PROBLEM DESCRIPTION:
Copy the listing verbatim, excluding any images found in it.

□ □ □ □ □

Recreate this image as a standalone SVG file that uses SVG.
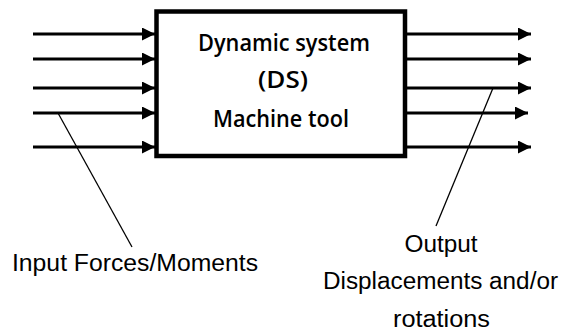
<svg xmlns="http://www.w3.org/2000/svg" width="564" height="336" viewBox="0 0 564 336">
<defs>
<marker id="ah" markerUnits="userSpaceOnUse" markerWidth="14" markerHeight="14" refX="13" refY="6.5" orient="auto">
<path d="M0,0 L13,6.5 L0,13 Z" fill="#000"/>
</marker>
<style>
.arr{stroke:#000;stroke-width:3;fill:none;marker-end:url(#ah)}
.lead{stroke:#000;stroke-width:1.3;fill:none}
.box{fill:#fff;stroke:#000;stroke-width:4.5}
.bt{font-family:"Open Sans","Liberation Sans",sans-serif;font-weight:600;font-size:23px;fill:#000;text-anchor:middle}
.lt{font-family:"Liberation Sans",Arial,sans-serif;font-size:23px;fill:#000}
</style>
</defs>
<rect width="564" height="336" fill="#fff"/>
<g id="connectors">
<line class="arr" x1="33" y1="34" x2="155" y2="34"/>
<line class="arr" x1="33" y1="59" x2="155" y2="59"/>
<line class="arr" x1="33" y1="88" x2="155" y2="88"/>
<line class="arr" x1="33" y1="113" x2="155" y2="113"/>
<line class="arr" x1="33" y1="147" x2="155" y2="147"/>
<line class="arr" x1="407" y1="34" x2="531" y2="34"/>
<line class="arr" x1="407" y1="59" x2="531" y2="59"/>
<line class="arr" x1="407" y1="88" x2="531" y2="88"/>
<line class="arr" x1="407" y1="113" x2="528" y2="113"/>
<line class="arr" x1="407" y1="147" x2="531" y2="147"/>
<line class="lead" x1="58" y1="113" x2="132" y2="247"/>
<line class="lead" x1="493" y1="88" x2="436" y2="226"/>
</g>
<g id="ds">
<rect class="box" x="156.5" y="11.5" width="248.5" height="144.5"/>
<text class="bt" x="284" y="51" textLength="172" lengthAdjust="spacingAndGlyphs">Dynamic system</text>
<text class="bt" x="283" y="88" textLength="50" lengthAdjust="spacingAndGlyphs">(DS)</text>
<text class="bt" x="281" y="127" textLength="136" lengthAdjust="spacingAndGlyphs">Machine tool</text>
</g>
<g id="input-label">
<text class="lt" x="12" y="271" textLength="246" lengthAdjust="spacingAndGlyphs">Input Forces/Moments</text>
</g>
<g id="output-label">
<text class="lt" x="441" y="252" text-anchor="middle" textLength="73" lengthAdjust="spacingAndGlyphs">Output</text>
<text class="lt" x="440.5" y="289" text-anchor="middle" textLength="235" lengthAdjust="spacingAndGlyphs">Displacements and/or</text>
<text class="lt" x="441.5" y="327" text-anchor="middle" textLength="97" lengthAdjust="spacingAndGlyphs">rotations</text>
</g>
</svg>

□ □ □ □ □

CORRECT RESULT:
Recreate this image as a standalone SVG file that uses SVG.
<svg xmlns="http://www.w3.org/2000/svg" width="564" height="336" viewBox="0 0 564 336">
<defs>
<marker id="ah" markerUnits="userSpaceOnUse" markerWidth="14" markerHeight="14" refX="13" refY="6.5" orient="auto">
<path d="M0,0 L13,6.5 L0,13 Z" fill="#000"/>
</marker>
<style>
.arr{stroke:#000;stroke-width:3;fill:none;marker-end:url(#ah)}
.lead{stroke:#000;stroke-width:1.3;fill:none}
.box{fill:#fff;stroke:#000;stroke-width:4.5}
.bt{font-family:"Open Sans","Liberation Sans",sans-serif;font-weight:600;font-size:23px;fill:#000;text-anchor:middle}
.lt{font-family:"Liberation Sans",Arial,sans-serif;font-size:23px;fill:#000}
</style>
</defs>
<rect width="564" height="336" fill="#fff"/>
<g id="connectors">
<line class="arr" x1="33" y1="34" x2="155" y2="34"/>
<line class="arr" x1="33" y1="59" x2="155" y2="59"/>
<line class="arr" x1="33" y1="88" x2="155" y2="88"/>
<line class="arr" x1="33" y1="113" x2="155" y2="113"/>
<line class="arr" x1="33" y1="147" x2="155" y2="147"/>
<line class="arr" x1="407" y1="34" x2="531" y2="34"/>
<line class="arr" x1="407" y1="59" x2="531" y2="59"/>
<line class="arr" x1="407" y1="88" x2="531" y2="88"/>
<line class="arr" x1="407" y1="113" x2="528" y2="113"/>
<line class="arr" x1="407" y1="147" x2="531" y2="147"/>
<line class="lead" x1="58" y1="113" x2="132" y2="247"/>
<line class="lead" x1="493" y1="88" x2="436" y2="226"/>
</g>
<g id="ds">
<rect class="box" x="156.5" y="11.5" width="248.5" height="144.5"/>
<text class="bt" x="284" y="51" textLength="172" lengthAdjust="spacingAndGlyphs">Dynamic system</text>
<text class="bt" x="283" y="88" textLength="50" lengthAdjust="spacingAndGlyphs">(DS)</text>
<text class="bt" x="281" y="127" textLength="136" lengthAdjust="spacingAndGlyphs">Machine tool</text>
</g>
<g id="input-label">
<text class="lt" x="12" y="271" textLength="246" lengthAdjust="spacingAndGlyphs">Input Forces/Moments</text>
</g>
<g id="output-label">
<text class="lt" x="441" y="252" text-anchor="middle" textLength="73" lengthAdjust="spacingAndGlyphs">Output</text>
<text class="lt" x="440.5" y="289" text-anchor="middle" textLength="235" lengthAdjust="spacingAndGlyphs">Displacements and/or</text>
<text class="lt" x="441.5" y="327" text-anchor="middle" textLength="97" lengthAdjust="spacingAndGlyphs">rotations</text>
</g>
</svg>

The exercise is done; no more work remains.